◆ DATA
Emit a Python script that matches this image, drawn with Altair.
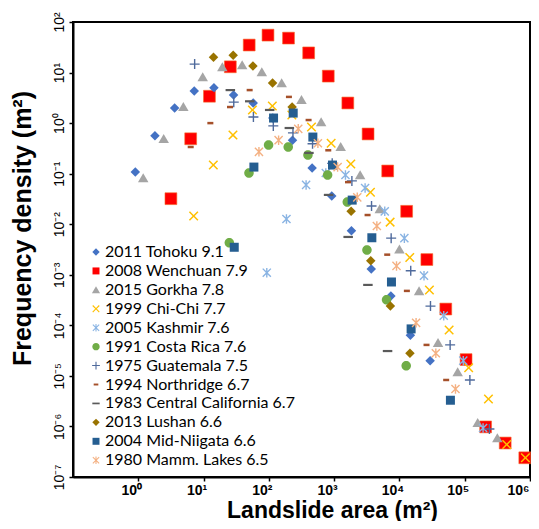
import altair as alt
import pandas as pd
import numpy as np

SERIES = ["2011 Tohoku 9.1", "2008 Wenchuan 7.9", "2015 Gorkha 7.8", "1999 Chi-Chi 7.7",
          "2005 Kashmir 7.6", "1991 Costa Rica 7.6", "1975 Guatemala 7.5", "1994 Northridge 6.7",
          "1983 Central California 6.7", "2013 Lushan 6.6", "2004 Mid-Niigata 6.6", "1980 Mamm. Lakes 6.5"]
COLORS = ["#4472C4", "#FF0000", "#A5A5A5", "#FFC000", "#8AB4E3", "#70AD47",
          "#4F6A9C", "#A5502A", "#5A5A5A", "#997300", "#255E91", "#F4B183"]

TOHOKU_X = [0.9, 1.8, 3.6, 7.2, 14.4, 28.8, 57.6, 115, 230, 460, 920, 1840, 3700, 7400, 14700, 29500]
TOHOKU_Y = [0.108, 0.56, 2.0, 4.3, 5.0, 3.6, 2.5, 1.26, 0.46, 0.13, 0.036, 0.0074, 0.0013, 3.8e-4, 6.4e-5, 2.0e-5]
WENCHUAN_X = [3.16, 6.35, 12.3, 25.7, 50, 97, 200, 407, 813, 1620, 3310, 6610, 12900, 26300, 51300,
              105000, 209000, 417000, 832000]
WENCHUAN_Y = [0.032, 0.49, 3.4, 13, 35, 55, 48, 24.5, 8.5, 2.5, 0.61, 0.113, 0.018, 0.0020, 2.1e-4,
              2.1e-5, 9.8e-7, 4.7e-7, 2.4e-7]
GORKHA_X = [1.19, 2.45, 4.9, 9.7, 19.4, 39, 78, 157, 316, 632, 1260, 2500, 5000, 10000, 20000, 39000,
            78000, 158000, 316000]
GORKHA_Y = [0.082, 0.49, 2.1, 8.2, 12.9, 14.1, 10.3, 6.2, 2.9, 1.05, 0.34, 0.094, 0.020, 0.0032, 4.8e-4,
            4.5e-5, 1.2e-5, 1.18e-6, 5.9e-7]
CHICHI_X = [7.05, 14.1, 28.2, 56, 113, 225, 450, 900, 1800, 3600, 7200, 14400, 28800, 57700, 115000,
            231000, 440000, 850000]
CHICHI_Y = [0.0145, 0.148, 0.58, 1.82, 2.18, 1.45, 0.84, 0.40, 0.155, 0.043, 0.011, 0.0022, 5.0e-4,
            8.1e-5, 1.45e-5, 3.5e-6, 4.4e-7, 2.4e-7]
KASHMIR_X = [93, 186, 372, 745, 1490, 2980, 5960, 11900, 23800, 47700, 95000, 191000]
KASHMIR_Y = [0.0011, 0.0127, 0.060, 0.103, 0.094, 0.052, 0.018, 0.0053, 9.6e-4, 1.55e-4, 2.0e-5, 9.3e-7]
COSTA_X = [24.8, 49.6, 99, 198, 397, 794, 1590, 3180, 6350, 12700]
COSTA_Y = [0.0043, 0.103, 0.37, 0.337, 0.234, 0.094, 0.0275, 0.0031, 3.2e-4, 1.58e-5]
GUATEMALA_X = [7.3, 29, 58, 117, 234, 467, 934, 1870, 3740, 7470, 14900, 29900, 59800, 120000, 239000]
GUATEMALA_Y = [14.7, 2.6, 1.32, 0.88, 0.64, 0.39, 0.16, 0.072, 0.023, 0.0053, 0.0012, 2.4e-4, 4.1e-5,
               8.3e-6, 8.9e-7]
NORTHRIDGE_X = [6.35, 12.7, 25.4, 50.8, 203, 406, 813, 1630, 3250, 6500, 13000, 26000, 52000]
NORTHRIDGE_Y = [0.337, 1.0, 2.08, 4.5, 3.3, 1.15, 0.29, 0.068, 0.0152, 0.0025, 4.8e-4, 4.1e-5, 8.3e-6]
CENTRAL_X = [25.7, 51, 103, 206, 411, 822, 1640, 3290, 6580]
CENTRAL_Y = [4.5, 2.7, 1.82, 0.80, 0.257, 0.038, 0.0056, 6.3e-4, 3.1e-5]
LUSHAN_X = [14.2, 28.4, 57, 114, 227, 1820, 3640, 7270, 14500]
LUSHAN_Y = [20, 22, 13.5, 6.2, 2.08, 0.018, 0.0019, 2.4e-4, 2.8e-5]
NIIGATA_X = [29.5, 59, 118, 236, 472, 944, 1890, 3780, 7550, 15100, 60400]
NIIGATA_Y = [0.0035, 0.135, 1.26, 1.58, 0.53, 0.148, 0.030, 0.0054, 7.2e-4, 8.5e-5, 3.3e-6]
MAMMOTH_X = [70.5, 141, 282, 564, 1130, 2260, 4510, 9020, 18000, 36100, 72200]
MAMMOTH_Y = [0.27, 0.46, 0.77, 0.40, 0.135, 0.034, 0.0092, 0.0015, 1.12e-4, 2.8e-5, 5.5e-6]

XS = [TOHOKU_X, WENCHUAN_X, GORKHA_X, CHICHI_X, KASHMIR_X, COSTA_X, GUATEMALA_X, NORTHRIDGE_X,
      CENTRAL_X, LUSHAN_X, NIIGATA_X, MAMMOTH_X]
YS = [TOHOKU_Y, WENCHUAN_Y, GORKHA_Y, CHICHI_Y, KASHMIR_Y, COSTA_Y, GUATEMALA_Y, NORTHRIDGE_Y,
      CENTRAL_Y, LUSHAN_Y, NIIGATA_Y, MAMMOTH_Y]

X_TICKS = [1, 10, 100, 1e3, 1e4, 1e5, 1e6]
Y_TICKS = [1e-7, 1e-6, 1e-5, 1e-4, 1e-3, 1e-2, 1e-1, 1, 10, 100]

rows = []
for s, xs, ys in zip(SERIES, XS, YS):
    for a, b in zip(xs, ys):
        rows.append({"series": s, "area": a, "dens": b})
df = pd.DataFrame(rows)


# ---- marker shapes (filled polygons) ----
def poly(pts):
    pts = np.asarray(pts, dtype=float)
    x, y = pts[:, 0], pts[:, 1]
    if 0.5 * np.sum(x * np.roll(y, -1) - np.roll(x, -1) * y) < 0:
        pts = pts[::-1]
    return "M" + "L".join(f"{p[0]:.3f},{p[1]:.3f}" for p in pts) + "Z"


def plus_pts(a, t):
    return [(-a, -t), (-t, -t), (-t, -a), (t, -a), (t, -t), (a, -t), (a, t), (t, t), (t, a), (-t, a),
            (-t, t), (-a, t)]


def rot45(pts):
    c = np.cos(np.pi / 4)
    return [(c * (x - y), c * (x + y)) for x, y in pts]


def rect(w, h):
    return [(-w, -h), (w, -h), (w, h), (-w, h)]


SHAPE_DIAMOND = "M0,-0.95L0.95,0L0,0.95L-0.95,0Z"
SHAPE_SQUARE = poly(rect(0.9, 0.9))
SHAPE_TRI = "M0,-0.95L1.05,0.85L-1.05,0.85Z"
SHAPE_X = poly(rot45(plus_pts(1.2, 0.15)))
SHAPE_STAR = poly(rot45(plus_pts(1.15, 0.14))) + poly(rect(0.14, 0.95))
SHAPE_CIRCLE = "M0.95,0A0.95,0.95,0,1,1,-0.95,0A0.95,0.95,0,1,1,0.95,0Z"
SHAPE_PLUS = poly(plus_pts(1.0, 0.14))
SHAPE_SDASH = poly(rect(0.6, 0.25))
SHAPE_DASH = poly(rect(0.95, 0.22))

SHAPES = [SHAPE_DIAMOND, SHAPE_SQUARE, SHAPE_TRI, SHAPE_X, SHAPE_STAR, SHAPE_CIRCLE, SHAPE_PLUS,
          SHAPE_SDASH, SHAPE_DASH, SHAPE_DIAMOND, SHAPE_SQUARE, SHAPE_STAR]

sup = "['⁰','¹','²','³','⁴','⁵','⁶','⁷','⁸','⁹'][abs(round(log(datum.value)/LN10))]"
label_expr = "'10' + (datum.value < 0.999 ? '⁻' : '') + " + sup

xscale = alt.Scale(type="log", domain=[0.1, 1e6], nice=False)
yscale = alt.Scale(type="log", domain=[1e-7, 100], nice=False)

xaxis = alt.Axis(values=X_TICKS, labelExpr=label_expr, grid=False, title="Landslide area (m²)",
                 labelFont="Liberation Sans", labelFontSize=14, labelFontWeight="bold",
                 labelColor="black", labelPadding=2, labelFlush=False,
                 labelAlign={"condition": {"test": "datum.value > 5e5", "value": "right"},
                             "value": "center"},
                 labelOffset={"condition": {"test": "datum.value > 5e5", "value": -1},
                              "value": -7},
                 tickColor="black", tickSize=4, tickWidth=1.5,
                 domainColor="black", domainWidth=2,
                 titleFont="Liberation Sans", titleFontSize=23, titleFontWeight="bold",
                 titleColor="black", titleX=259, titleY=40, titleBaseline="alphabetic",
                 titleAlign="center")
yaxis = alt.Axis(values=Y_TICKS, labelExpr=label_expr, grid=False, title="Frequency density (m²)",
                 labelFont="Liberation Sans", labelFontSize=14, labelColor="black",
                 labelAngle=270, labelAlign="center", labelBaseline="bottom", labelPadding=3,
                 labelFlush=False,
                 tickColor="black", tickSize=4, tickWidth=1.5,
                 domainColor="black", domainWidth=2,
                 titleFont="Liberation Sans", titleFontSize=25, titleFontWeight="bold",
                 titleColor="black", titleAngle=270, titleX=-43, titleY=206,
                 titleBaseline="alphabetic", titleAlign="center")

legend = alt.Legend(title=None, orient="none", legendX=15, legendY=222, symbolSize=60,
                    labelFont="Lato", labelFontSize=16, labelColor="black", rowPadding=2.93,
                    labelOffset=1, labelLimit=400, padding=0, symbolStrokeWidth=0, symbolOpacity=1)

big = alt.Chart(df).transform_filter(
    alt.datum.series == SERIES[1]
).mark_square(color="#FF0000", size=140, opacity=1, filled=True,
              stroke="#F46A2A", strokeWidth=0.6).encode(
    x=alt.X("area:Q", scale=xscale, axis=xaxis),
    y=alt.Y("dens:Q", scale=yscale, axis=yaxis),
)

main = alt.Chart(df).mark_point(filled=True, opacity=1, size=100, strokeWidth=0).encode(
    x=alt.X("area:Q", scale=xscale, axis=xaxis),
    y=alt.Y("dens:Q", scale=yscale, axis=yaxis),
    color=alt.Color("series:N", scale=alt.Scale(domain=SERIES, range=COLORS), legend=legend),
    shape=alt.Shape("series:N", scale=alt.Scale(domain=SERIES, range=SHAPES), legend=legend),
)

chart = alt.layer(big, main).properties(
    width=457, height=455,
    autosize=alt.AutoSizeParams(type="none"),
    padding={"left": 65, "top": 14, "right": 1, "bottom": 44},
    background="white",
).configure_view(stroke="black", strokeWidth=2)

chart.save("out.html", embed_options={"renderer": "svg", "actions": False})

◆ WHAT THE TASK ASKS
Transcribe the opening line of the listing above, please, and every line after it through the line with "import numpy as np", word for word, without pictures.

◆ EXERCISE ANSWER
Emit a Python script that matches this image, drawn with Altair.
import altair as alt
import pandas as pd
import numpy as np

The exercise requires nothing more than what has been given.